## Begin

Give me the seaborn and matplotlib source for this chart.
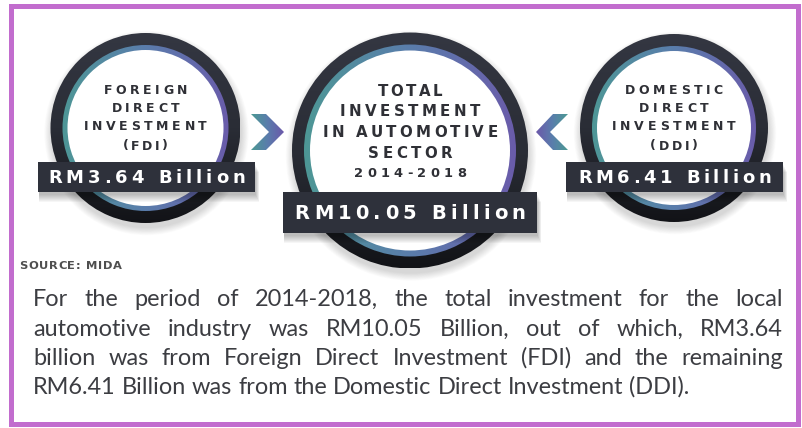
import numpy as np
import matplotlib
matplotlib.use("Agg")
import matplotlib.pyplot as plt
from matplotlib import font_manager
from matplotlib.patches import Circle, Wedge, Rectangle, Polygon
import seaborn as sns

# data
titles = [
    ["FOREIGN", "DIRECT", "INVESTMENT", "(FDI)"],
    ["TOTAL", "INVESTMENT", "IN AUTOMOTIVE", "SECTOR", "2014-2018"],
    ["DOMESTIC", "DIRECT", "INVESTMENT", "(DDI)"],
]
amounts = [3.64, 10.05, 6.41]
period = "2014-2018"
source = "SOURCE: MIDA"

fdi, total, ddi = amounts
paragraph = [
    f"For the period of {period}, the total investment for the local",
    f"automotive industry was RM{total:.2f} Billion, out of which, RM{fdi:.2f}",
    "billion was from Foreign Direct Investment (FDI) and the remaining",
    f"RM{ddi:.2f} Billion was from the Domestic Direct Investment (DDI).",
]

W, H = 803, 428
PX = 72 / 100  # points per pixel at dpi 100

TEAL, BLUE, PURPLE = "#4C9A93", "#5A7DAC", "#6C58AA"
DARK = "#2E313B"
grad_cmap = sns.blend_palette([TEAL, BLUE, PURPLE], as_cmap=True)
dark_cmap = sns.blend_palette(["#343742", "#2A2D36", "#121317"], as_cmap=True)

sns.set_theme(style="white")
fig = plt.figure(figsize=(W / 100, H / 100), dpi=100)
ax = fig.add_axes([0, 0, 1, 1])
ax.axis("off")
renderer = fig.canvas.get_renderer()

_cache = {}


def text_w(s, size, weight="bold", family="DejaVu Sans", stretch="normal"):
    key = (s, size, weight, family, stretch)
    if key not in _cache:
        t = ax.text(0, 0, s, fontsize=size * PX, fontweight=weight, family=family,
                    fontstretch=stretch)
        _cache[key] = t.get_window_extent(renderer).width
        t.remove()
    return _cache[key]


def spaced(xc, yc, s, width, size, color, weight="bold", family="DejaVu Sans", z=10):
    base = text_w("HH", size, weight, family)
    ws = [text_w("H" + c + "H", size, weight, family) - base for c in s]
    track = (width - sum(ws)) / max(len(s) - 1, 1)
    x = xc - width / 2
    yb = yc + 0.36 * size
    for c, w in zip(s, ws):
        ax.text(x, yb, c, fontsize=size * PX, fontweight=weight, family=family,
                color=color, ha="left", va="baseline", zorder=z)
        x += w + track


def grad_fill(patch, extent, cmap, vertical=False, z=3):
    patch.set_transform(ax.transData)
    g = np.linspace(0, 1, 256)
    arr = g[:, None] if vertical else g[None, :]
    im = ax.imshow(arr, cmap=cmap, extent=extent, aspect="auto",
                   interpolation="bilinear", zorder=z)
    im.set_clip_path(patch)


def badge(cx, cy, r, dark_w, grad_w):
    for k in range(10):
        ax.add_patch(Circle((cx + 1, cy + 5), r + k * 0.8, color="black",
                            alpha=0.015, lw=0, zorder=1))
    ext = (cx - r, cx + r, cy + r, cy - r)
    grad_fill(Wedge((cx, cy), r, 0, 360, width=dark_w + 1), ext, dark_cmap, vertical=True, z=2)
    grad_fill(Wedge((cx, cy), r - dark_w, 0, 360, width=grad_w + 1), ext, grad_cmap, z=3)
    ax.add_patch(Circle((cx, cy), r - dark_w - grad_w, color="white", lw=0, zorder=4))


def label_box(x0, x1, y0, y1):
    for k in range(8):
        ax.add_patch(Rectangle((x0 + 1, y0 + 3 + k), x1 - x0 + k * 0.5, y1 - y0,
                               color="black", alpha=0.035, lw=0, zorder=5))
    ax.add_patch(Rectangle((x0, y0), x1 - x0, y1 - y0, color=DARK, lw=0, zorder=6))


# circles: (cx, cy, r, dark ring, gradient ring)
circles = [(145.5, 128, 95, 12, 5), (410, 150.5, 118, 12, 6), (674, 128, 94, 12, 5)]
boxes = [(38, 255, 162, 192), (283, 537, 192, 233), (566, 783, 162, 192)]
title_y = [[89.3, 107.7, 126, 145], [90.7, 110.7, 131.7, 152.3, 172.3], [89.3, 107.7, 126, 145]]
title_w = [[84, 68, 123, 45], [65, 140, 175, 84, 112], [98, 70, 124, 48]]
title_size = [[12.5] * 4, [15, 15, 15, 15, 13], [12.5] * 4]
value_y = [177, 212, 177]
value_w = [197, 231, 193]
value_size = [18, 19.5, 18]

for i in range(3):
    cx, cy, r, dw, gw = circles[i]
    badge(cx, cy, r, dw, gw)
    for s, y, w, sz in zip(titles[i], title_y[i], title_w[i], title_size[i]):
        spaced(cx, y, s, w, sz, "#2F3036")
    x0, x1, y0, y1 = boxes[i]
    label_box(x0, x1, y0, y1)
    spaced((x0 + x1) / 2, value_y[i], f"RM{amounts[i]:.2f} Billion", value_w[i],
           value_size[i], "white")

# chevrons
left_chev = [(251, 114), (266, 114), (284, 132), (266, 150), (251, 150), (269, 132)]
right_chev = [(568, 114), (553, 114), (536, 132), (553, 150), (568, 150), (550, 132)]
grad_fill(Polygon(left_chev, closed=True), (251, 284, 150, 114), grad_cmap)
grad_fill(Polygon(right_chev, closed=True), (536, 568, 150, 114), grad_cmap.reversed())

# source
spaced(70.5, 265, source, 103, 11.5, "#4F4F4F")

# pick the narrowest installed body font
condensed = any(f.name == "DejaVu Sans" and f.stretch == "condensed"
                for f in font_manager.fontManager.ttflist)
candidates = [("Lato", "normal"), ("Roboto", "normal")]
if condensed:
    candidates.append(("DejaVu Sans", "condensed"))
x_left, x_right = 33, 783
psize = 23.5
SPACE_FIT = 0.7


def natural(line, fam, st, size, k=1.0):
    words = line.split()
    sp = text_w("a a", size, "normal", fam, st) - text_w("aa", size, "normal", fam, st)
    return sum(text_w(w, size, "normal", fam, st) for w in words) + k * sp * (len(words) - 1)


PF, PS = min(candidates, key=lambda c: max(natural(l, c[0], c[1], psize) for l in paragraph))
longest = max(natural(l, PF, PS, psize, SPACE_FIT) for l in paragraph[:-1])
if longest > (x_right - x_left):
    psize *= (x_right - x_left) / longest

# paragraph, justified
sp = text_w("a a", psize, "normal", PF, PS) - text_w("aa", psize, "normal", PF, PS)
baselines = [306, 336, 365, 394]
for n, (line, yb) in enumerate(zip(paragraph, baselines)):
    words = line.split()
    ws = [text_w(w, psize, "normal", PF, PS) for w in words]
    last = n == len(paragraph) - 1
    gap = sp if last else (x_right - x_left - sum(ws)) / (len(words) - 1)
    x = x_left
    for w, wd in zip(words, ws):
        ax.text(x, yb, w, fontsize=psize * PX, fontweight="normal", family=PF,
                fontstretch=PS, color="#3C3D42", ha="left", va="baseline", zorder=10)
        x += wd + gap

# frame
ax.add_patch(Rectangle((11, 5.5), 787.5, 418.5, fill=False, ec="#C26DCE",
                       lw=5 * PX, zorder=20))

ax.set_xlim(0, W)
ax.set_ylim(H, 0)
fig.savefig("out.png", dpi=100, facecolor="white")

## End

■ **Instruction**: Reproduce each line exactly, please, except for any pictures.

■ **Solved problem**:
Give me the seaborn and matplotlib source for this chart.
import numpy as np
import matplotlib
matplotlib.use("Agg")
import matplotlib.pyplot as plt
from matplotlib import font_manager
from matplotlib.patches import Circle, Wedge, Rectangle, Polygon
import seaborn as sns

# data
titles = [
    ["FOREIGN", "DIRECT", "INVESTMENT", "(FDI)"],
    ["TOTAL", "INVESTMENT", "IN AUTOMOTIVE", "SECTOR", "2014-2018"],
    ["DOMESTIC", "DIRECT", "INVESTMENT", "(DDI)"],
]
amounts = [3.64, 10.05, 6.41]
period = "2014-2018"
source = "SOURCE: MIDA"

fdi, total, ddi = amounts
paragraph = [
    f"For the period of {period}, the total investment for the local",
    f"automotive industry was RM{total:.2f} Billion, out of which, RM{fdi:.2f}",
    "billion was from Foreign Direct Investment (FDI) and the remaining",
    f"RM{ddi:.2f} Billion was from the Domestic Direct Investment (DDI).",
]

W, H = 803, 428
PX = 72 / 100  # points per pixel at dpi 100

TEAL, BLUE, PURPLE = "#4C9A93", "#5A7DAC", "#6C58AA"
DARK = "#2E313B"
grad_cmap = sns.blend_palette([TEAL, BLUE, PURPLE], as_cmap=True)
dark_cmap = sns.blend_palette(["#343742", "#2A2D36", "#121317"], as_cmap=True)

sns.set_theme(style="white")
fig = plt.figure(figsize=(W / 100, H / 100), dpi=100)
ax = fig.add_axes([0, 0, 1, 1])
ax.axis("off")
renderer = fig.canvas.get_renderer()

_cache = {}


def text_w(s, size, weight="bold", family="DejaVu Sans", stretch="normal"):
    key = (s, size, weight, family, stretch)
    if key not in _cache:
        t = ax.text(0, 0, s, fontsize=size * PX, fontweight=weight, family=family,
                    fontstretch=stretch)
        _cache[key] = t.get_window_extent(renderer).width
        t.remove()
    return _cache[key]


def spaced(xc, yc, s, width, size, color, weight="bold", family="DejaVu Sans", z=10):
    base = text_w("HH", size, weight, family)
    ws = [text_w("H" + c + "H", size, weight, family) - base for c in s]
    track = (width - sum(ws)) / max(len(s) - 1, 1)
    x = xc - width / 2
    yb = yc + 0.36 * size
    for c, w in zip(s, ws):
        ax.text(x, yb, c, fontsize=size * PX, fontweight=weight, family=family,
                color=color, ha="left", va="baseline", zorder=z)
        x += w + track


def grad_fill(patch, extent, cmap, vertical=False, z=3):
    patch.set_transform(ax.transData)
    g = np.linspace(0, 1, 256)
    arr = g[:, None] if vertical else g[None, :]
    im = ax.imshow(arr, cmap=cmap, extent=extent, aspect="auto",
                   interpolation="bilinear", zorder=z)
    im.set_clip_path(patch)


def badge(cx, cy, r, dark_w, grad_w):
    for k in range(10):
        ax.add_patch(Circle((cx + 1, cy + 5), r + k * 0.8, color="black",
                            alpha=0.015, lw=0, zorder=1))
    ext = (cx - r, cx + r, cy + r, cy - r)
    grad_fill(Wedge((cx, cy), r, 0, 360, width=dark_w + 1), ext, dark_cmap, vertical=True, z=2)
    grad_fill(Wedge((cx, cy), r - dark_w, 0, 360, width=grad_w + 1), ext, grad_cmap, z=3)
    ax.add_patch(Circle((cx, cy), r - dark_w - grad_w, color="white", lw=0, zorder=4))


def label_box(x0, x1, y0, y1):
    for k in range(8):
        ax.add_patch(Rectangle((x0 + 1, y0 + 3 + k), x1 - x0 + k * 0.5, y1 - y0,
                               color="black", alpha=0.035, lw=0, zorder=5))
    ax.add_patch(Rectangle((x0, y0), x1 - x0, y1 - y0, color=DARK, lw=0, zorder=6))


# circles: (cx, cy, r, dark ring, gradient ring)
circles = [(145.5, 128, 95, 12, 5), (410, 150.5, 118, 12, 6), (674, 128, 94, 12, 5)]
boxes = [(38, 255, 162, 192), (283, 537, 192, 233), (566, 783, 162, 192)]
title_y = [[89.3, 107.7, 126, 145], [90.7, 110.7, 131.7, 152.3, 172.3], [89.3, 107.7, 126, 145]]
title_w = [[84, 68, 123, 45], [65, 140, 175, 84, 112], [98, 70, 124, 48]]
title_size = [[12.5] * 4, [15, 15, 15, 15, 13], [12.5] * 4]
value_y = [177, 212, 177]
value_w = [197, 231, 193]
value_size = [18, 19.5, 18]

for i in range(3):
    cx, cy, r, dw, gw = circles[i]
    badge(cx, cy, r, dw, gw)
    for s, y, w, sz in zip(titles[i], title_y[i], title_w[i], title_size[i]):
        spaced(cx, y, s, w, sz, "#2F3036")
    x0, x1, y0, y1 = boxes[i]
    label_box(x0, x1, y0, y1)
    spaced((x0 + x1) / 2, value_y[i], f"RM{amounts[i]:.2f} Billion", value_w[i],
           value_size[i], "white")

# chevrons
left_chev = [(251, 114), (266, 114), (284, 132), (266, 150), (251, 150), (269, 132)]
right_chev = [(568, 114), (553, 114), (536, 132), (553, 150), (568, 150), (550, 132)]
grad_fill(Polygon(left_chev, closed=True), (251, 284, 150, 114), grad_cmap)
grad_fill(Polygon(right_chev, closed=True), (536, 568, 150, 114), grad_cmap.reversed())

# source
spaced(70.5, 265, source, 103, 11.5, "#4F4F4F")

# pick the narrowest installed body font
condensed = any(f.name == "DejaVu Sans" and f.stretch == "condensed"
                for f in font_manager.fontManager.ttflist)
candidates = [("Lato", "normal"), ("Roboto", "normal")]
if condensed:
    candidates.append(("DejaVu Sans", "condensed"))
x_left, x_right = 33, 783
psize = 23.5
SPACE_FIT = 0.7


def natural(line, fam, st, size, k=1.0):
    words = line.split()
    sp = text_w("a a", size, "normal", fam, st) - text_w("aa", size, "normal", fam, st)
    return sum(text_w(w, size, "normal", fam, st) for w in words) + k * sp * (len(words) - 1)


PF, PS = min(candidates, key=lambda c: max(natural(l, c[0], c[1], psize) for l in paragraph))
longest = max(natural(l, PF, PS, psize, SPACE_FIT) for l in paragraph[:-1])
if longest > (x_right - x_left):
    psize *= (x_right - x_left) / longest

# paragraph, justified
sp = text_w("a a", psize, "normal", PF, PS) - text_w("aa", psize, "normal", PF, PS)
baselines = [306, 336, 365, 394]
for n, (line, yb) in enumerate(zip(paragraph, baselines)):
    words = line.split()
    ws = [text_w(w, psize, "normal", PF, PS) for w in words]
    last = n == len(paragraph) - 1
    gap = sp if last else (x_right - x_left - sum(ws)) / (len(words) - 1)
    x = x_left
    for w, wd in zip(words, ws):
        ax.text(x, yb, w, fontsize=psize * PX, fontweight="normal", family=PF,
                fontstretch=PS, color="#3C3D42", ha="left", va="baseline", zorder=10)
        x += wd + gap

# frame
ax.add_patch(Rectangle((11, 5.5), 787.5, 418.5, fill=False, ec="#C26DCE",
                       lw=5 * PX, zorder=20))

ax.set_xlim(0, W)
ax.set_ylim(H, 0)
fig.savefig("out.png", dpi=100, facecolor="white")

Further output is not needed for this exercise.